* **Description of the task**
Among the entries that follow, the required portion opens with the line containing "What Chart.js code" and closes with the line containing "const downTddftY = [0.072,0.071,0.068,0.060,0.078,0.118,0.191];". Give that portion again exactly, and nothing else.

··· Task data ···

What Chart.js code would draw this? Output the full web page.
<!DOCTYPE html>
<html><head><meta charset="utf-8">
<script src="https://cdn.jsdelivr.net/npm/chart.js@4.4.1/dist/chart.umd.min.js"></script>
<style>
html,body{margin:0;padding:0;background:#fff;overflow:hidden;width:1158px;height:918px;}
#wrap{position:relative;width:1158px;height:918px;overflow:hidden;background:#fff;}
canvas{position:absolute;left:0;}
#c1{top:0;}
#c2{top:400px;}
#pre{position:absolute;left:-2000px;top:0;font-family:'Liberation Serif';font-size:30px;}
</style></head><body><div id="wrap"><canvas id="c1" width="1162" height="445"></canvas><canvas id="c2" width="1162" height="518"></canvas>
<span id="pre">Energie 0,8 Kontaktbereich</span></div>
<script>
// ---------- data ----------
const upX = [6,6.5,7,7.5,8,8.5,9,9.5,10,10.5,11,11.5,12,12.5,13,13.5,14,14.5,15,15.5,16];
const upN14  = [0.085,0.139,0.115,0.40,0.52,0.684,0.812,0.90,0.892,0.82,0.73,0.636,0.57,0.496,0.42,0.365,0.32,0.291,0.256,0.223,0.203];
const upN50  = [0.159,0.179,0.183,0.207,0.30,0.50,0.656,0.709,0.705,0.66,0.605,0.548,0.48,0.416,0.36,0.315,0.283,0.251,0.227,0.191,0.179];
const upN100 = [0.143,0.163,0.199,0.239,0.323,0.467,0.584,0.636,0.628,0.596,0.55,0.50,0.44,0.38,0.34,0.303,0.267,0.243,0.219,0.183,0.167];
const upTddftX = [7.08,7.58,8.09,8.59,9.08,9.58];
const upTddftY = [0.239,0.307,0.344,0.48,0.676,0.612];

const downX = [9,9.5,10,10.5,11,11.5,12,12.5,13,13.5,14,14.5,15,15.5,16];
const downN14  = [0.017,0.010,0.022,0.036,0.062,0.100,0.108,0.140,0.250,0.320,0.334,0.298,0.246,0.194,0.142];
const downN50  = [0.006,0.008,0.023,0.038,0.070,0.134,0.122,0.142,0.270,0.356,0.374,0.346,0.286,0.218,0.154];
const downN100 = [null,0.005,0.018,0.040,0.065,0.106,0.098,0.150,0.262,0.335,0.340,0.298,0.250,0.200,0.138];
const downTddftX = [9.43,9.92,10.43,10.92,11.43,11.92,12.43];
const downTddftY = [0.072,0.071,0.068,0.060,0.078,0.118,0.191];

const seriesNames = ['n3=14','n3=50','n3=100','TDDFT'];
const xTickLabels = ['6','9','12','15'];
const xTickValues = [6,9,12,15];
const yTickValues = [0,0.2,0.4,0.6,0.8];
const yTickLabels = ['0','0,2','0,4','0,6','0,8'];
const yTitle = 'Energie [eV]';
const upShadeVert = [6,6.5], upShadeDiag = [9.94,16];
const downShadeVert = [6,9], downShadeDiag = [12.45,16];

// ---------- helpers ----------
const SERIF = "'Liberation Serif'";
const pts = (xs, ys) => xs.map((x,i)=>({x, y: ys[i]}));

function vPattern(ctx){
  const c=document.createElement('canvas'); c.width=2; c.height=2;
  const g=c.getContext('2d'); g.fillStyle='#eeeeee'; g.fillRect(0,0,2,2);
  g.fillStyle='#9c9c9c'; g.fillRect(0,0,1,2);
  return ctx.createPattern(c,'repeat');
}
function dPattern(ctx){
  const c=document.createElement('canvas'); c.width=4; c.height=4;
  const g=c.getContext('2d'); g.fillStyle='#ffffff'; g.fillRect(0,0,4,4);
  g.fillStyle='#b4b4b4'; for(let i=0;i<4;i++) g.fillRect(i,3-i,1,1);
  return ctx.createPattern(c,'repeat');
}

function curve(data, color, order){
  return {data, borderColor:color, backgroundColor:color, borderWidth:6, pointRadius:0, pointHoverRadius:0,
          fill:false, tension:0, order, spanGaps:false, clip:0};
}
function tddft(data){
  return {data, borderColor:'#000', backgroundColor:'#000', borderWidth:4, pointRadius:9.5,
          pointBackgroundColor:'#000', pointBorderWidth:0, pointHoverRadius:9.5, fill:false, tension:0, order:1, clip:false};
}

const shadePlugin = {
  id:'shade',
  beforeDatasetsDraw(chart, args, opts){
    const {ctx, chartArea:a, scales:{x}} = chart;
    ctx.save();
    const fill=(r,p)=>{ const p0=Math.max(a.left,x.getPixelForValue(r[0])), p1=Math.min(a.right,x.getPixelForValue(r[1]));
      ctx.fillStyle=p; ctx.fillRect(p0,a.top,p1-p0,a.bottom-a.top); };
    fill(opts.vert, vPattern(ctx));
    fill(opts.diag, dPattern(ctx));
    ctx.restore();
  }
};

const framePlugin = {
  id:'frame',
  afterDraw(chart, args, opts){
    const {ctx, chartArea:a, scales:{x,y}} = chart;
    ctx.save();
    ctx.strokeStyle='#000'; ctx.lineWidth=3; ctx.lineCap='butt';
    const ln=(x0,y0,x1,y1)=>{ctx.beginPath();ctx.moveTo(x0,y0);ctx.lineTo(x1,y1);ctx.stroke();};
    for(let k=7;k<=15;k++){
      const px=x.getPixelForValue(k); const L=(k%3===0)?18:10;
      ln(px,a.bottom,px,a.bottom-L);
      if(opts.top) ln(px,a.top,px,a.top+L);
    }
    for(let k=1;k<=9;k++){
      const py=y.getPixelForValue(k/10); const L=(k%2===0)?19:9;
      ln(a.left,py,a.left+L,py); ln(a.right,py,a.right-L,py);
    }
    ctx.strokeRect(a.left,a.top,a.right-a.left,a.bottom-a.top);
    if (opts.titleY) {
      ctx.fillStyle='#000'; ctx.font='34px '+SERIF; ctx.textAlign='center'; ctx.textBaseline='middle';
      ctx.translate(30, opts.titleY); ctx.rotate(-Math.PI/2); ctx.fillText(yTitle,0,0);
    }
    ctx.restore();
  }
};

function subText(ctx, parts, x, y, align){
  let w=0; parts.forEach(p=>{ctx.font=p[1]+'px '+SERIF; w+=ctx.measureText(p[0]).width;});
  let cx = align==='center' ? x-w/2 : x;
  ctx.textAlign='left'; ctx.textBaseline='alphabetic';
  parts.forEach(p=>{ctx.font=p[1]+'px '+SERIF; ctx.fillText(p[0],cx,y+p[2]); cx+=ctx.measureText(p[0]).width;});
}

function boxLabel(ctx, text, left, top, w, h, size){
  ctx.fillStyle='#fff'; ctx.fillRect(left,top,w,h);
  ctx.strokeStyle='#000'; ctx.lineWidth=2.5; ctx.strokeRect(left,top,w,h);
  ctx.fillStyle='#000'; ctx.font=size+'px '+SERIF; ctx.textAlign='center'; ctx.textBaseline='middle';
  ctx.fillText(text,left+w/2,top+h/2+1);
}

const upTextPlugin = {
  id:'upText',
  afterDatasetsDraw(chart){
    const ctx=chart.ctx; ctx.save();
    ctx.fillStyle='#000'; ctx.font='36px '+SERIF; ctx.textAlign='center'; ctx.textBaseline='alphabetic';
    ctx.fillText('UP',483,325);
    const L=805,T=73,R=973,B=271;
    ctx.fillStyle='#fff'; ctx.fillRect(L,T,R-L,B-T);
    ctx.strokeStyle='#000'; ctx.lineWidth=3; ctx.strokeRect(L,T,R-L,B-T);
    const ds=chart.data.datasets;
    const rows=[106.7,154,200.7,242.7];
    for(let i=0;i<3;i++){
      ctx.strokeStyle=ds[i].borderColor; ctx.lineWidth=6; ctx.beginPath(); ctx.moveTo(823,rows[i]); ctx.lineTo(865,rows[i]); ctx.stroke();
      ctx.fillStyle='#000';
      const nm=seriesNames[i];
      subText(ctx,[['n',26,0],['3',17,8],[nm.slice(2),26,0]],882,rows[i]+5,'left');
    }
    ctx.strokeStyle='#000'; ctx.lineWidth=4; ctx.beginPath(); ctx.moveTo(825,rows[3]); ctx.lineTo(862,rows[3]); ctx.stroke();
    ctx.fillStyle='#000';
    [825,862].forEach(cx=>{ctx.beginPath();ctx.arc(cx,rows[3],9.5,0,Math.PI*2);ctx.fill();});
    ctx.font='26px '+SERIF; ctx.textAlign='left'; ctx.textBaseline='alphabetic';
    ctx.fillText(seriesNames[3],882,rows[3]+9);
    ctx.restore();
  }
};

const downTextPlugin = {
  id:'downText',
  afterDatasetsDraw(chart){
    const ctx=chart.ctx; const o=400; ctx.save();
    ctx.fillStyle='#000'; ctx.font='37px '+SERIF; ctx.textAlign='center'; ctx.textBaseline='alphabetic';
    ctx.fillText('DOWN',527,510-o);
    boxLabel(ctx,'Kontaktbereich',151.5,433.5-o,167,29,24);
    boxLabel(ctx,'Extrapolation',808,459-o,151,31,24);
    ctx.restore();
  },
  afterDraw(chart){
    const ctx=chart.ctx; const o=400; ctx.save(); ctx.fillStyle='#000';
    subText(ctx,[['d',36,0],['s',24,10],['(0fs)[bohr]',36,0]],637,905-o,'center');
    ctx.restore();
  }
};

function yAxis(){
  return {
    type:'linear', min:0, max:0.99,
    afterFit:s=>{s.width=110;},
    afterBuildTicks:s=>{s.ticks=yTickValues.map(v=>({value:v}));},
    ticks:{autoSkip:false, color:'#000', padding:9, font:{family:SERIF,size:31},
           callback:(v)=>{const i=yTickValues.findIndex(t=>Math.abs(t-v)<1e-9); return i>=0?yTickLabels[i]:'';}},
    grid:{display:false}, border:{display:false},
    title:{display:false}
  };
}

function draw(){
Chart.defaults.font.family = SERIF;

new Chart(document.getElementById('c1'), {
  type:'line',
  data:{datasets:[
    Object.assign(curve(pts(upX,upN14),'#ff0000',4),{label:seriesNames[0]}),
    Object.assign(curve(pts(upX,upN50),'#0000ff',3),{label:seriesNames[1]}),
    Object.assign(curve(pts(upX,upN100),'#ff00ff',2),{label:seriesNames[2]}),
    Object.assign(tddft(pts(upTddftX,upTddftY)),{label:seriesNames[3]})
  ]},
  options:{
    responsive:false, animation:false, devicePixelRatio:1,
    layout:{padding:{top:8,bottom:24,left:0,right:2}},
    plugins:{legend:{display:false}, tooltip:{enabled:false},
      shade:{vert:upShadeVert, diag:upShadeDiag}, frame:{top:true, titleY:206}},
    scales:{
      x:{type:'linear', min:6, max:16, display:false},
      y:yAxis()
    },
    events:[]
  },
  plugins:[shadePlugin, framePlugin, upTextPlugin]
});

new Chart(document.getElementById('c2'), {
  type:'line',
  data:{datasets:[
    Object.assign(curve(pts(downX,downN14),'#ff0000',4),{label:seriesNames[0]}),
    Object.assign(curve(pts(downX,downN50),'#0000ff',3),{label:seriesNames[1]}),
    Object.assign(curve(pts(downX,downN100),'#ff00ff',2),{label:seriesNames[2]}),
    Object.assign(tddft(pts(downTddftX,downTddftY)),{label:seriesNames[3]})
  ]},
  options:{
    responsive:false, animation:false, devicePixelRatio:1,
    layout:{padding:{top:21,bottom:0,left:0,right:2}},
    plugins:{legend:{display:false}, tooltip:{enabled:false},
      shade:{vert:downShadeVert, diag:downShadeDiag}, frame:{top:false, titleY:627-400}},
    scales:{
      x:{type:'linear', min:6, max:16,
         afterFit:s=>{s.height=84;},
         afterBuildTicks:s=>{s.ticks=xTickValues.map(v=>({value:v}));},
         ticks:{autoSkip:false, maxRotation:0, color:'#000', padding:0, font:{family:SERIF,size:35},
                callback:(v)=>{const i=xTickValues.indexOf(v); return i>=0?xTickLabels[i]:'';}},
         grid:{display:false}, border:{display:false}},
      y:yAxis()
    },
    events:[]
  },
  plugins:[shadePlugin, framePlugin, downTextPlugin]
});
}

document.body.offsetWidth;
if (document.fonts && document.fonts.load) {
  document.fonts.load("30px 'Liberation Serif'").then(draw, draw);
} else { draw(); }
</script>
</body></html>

···
··· Task data ···

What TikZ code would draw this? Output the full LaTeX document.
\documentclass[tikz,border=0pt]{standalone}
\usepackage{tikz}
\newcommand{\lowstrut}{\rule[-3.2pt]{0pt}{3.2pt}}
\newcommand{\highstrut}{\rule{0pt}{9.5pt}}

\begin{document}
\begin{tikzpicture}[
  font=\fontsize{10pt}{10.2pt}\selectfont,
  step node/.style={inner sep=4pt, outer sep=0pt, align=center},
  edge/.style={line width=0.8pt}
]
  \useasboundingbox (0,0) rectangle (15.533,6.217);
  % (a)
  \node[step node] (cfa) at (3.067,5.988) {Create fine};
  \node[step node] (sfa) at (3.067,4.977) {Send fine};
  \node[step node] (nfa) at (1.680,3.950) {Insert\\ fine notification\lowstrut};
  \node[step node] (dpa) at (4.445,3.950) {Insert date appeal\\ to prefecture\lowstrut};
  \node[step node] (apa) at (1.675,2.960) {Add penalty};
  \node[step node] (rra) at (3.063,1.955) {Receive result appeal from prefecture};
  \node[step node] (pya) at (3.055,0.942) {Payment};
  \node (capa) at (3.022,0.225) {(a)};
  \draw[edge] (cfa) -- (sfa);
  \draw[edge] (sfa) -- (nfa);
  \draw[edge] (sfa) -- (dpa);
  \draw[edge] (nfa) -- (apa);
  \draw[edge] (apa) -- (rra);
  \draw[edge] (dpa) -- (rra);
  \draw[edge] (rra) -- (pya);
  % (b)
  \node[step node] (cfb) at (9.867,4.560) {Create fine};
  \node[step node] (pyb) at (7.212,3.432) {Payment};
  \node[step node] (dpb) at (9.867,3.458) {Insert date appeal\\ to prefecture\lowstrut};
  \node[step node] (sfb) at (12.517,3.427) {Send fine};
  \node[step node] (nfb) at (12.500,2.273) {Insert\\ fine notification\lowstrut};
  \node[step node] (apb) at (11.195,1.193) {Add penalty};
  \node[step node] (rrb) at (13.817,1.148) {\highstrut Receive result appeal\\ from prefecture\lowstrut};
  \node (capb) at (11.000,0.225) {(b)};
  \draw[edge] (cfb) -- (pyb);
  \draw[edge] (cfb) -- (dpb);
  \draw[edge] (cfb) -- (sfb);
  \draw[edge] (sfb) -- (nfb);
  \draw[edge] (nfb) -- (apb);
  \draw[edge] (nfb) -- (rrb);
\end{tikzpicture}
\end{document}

···
··· Task data ···

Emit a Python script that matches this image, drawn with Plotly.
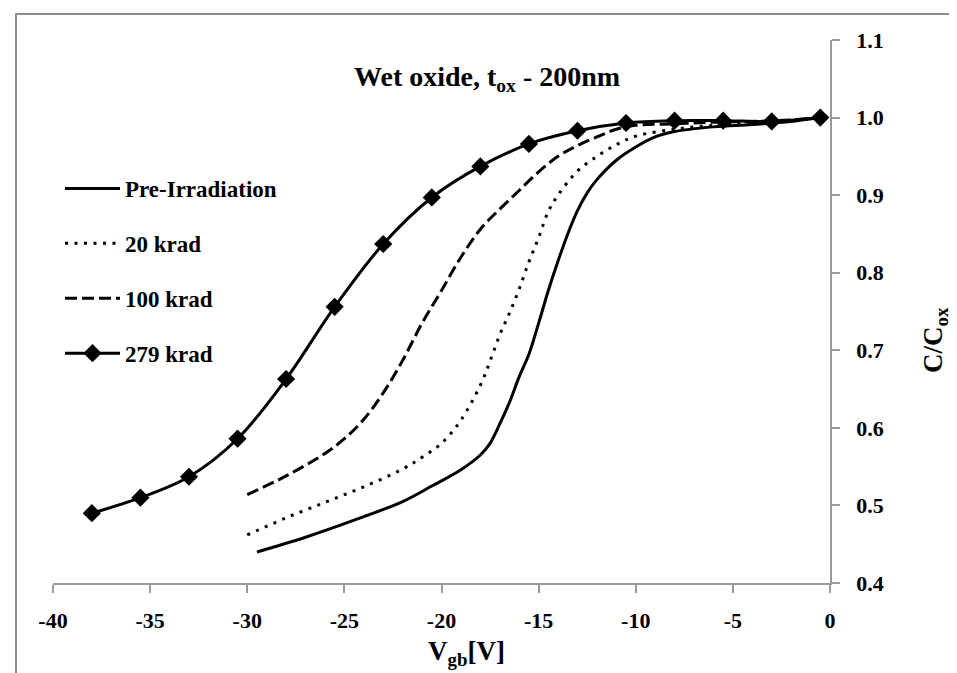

···

* **Task solution**
What Chart.js code would draw this? Output the full web page.
<!DOCTYPE html>
<html><head><meta charset="utf-8">
<script src="https://cdn.jsdelivr.net/npm/chart.js@4.4.1/dist/chart.umd.min.js"></script>
<style>
html,body{margin:0;padding:0;background:#fff;overflow:hidden;width:1158px;height:918px;}
#wrap{position:relative;width:1158px;height:918px;overflow:hidden;background:#fff;}
canvas{position:absolute;left:0;}
#c1{top:0;}
#c2{top:400px;}
#pre{position:absolute;left:-2000px;top:0;font-family:'Liberation Serif';font-size:30px;}
</style></head><body><div id="wrap"><canvas id="c1" width="1162" height="445"></canvas><canvas id="c2" width="1162" height="518"></canvas>
<span id="pre">Energie 0,8 Kontaktbereich</span></div>
<script>
// ---------- data ----------
const upX = [6,6.5,7,7.5,8,8.5,9,9.5,10,10.5,11,11.5,12,12.5,13,13.5,14,14.5,15,15.5,16];
const upN14  = [0.085,0.139,0.115,0.40,0.52,0.684,0.812,0.90,0.892,0.82,0.73,0.636,0.57,0.496,0.42,0.365,0.32,0.291,0.256,0.223,0.203];
const upN50  = [0.159,0.179,0.183,0.207,0.30,0.50,0.656,0.709,0.705,0.66,0.605,0.548,0.48,0.416,0.36,0.315,0.283,0.251,0.227,0.191,0.179];
const upN100 = [0.143,0.163,0.199,0.239,0.323,0.467,0.584,0.636,0.628,0.596,0.55,0.50,0.44,0.38,0.34,0.303,0.267,0.243,0.219,0.183,0.167];
const upTddftX = [7.08,7.58,8.09,8.59,9.08,9.58];
const upTddftY = [0.239,0.307,0.344,0.48,0.676,0.612];

const downX = [9,9.5,10,10.5,11,11.5,12,12.5,13,13.5,14,14.5,15,15.5,16];
const downN14  = [0.017,0.010,0.022,0.036,0.062,0.100,0.108,0.140,0.250,0.320,0.334,0.298,0.246,0.194,0.142];
const downN50  = [0.006,0.008,0.023,0.038,0.070,0.134,0.122,0.142,0.270,0.356,0.374,0.346,0.286,0.218,0.154];
const downN100 = [null,0.005,0.018,0.040,0.065,0.106,0.098,0.150,0.262,0.335,0.340,0.298,0.250,0.200,0.138];
const downTddftX = [9.43,9.92,10.43,10.92,11.43,11.92,12.43];
const downTddftY = [0.072,0.071,0.068,0.060,0.078,0.118,0.191];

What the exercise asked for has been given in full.